The Vita's older brother, the PSP, received a lot of support from Japan, and the Vita is getting some of this carryover. It's mostly from smaller companies like Falcom, Tecmo Koei, Nippon Ichi, and Idea Factory at the moment. Heavy hitters like Square Enix and Capcom have yet to jump on board outside of a few small projects or ports, and even then it's minimal. The PSP did very well in Japan, specifically thanks to Monster Hunter, but all too often now companies simply try to cash on that game's success instead of making new content. Wouldn't gamers like to play action titles in the style of Bayonetta or Vanquish on the go? How about making the Vita the home for a new retro RPG series that looks like a 16-bit era Final Fantasy throwback instead of spending a fortune, and half a dozen years, on a game with Crisis Core level visuals? It could easily compliment the 3DS's successful Bravely series. These would be great additions to the current lineup of Japanese content and would have big names behind it to make more people take notice.

There is a lot the Vita is doing right. There have been some great re-releases on the system, and along with lots of cross play options, it is a fantastic on-the-go option. The Vita's indie presence is growing each day with more and more fans taking notice of it. While that area continues to grow, the first and third party content needs to be even more focused. There is plenty of new, compelling content to be created, and independent developers need some big names alongside them helping to keep the system afloat. Teams like Curve Studios, Devolver Digital, Drinkbox Studios, and FuturLab are doing great jobs of bringing fresh content to the system, and localizations from Atlus, Aksys, NIS America, XSEED, and Tecmo Koei are all great. The bigger names like Square Enix need a better focus, because right now they don't seem to get how best to develop for this system.

Original content that will appeal to the mainstream would go a long way to helping the Vita, specifically with its current, steady stream of games.
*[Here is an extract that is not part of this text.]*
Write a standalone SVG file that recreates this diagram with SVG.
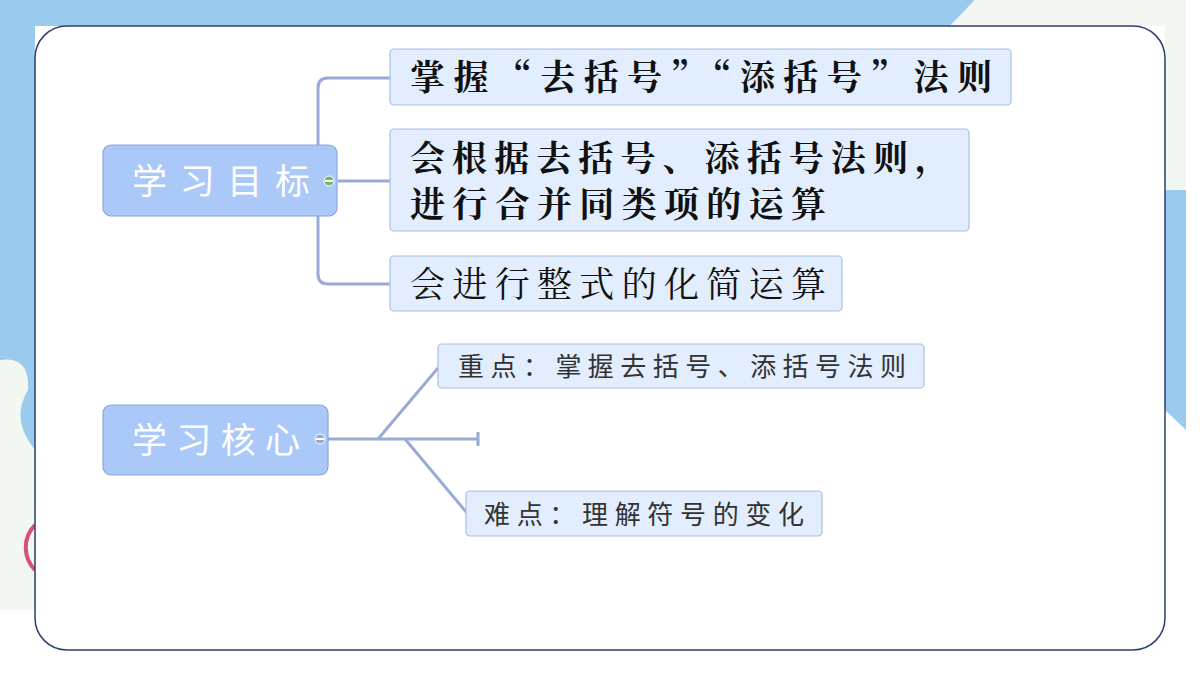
<svg xmlns="http://www.w3.org/2000/svg" width="1200" height="675" viewBox="0 0 1200 675">
<style>
.c{fill:none;stroke:#9aaad6;stroke-width:3}
.root{fill:#aac8f8;stroke:#8aa6dc;stroke-width:1.2}
.sub{fill:#e2edfd;stroke:#a9bedf;stroke-width:1.2}
.rt{font-family:"Noto Sans CJK SC",sans-serif;font-size:35px;fill:#fff}
.bt{font-family:"Noto Serif CJK SC","Noto Sans CJK SC",serif;font-size:35px;fill:#111;font-weight:bold}
.st{font-family:"Noto Sans CJK SC",sans-serif;font-size:26px;fill:#333}
</style>
<rect width="1200" height="675" fill="#fff"/>
<path d="M0 0H975L950 26H35V610H0Z" fill="#9acbee"/>
<path d="M975 0H1186V190H1165V26H950Z" fill="#f2f7f2"/>
<path d="M1165 190H1186V430L1165 410Z" fill="#9acbee"/>
<path d="M0 360Q30 355 28 390Q10 420 35 450V610H0Z" fill="#f2f7f2"/>
<path d="M35 525A32 32 0 0 0 35 570" fill="none" stroke="#d9507a" stroke-width="4"/>
<rect x="35" y="26" width="1130" height="624" rx="32" fill="#fff" stroke="#2e3f6e" stroke-width="1.5"/>
<g id="connectors">
<path class="c" d="M318 145V88Q318 78 328 78H392M318 216V274Q318 284 328 284H392M338 181H392"/>
<path class="c" d="M328 439H478M478 432V446M378 439L438 368M405 439L467 513"/>
</g>
<g id="n1"><rect class="root" x="103" y="145" width="234" height="71" rx="8"/><text class="rt" x="132" y="194" textLength="178" lengthAdjust="spacing">学习目标</text><circle cx="329" cy="181" r="5" fill="#6fb86a" stroke="#fff"/><rect x="325" y="180" width="8" height="2" fill="#fff"/></g>
<g id="n2"><rect class="sub" x="390" y="49" width="621" height="56" rx="4"/><text class="bt" x="410" y="90" textLength="582" lengthAdjust="spacing">掌握“去括号”“添括号”法则</text></g>
<g id="n3"><rect class="sub" x="390" y="129" width="579" height="102" rx="4"/><text class="bt" x="410" y="171" textLength="540" lengthAdjust="spacing">会根据去括号、添括号法则，</text><text class="bt" x="410" y="217" textLength="416" lengthAdjust="spacing">进行合并同类项的运算</text></g>
<g id="n4"><rect class="sub" x="390" y="256" width="452" height="55" rx="4"/><text class="bt" x="410" y="297" textLength="416" lengthAdjust="spacing" style="font-weight:normal">会进行整式的化简运算</text></g>
<g id="n5"><rect class="root" x="103" y="405" width="225" height="70" rx="8"/><text class="rt" x="132" y="453" textLength="168" lengthAdjust="spacing">学习核心</text><circle cx="320" cy="439" r="5" fill="#9aaad6" stroke="#fff"/><rect x="316" y="438" width="8" height="2" fill="#fff"/></g>
<g id="n6"><rect class="sub" x="438" y="344" width="486" height="44" rx="4"/><text class="st" x="458" y="376" textLength="448" lengthAdjust="spacing">重点：掌握去括号、添括号法则</text></g>
<g id="n7"><rect class="sub" x="466" y="491" width="356" height="45" rx="4"/><text class="st" x="484" y="524" textLength="320" lengthAdjust="spacing">难点：理解符号的变化</text></g>
</svg>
As a Vita owner, I've rarely been without something to play, but I am clearly a niche gamer. Vita lacks a system seller in the mainstream, and traditional AAA content isn't going to work. It needs lower budget content with more mainstream appeal, and I've already shared many ideas for how to do this. Quirky, unique games like Murasaki Baby, Oreshika: Tainted Bloodlines, and Danganronpa 2: Goodbye Despair are all very interesting, but are going to be a tough sell to a larger audience. Until we see a Borderlands specifically designed for Vita or an original Final Fantasy game for the system, things are not likely to change. Until then, I'll just be sitting over here playing Borderlands 2 and Mind Zero while happily waiting on Cosmic Star Heroine, Axiom Verge, and Hotline Miami 2.

1 comment:

  1. As always a good read.
    I myself don't really have anything to add as you said everything.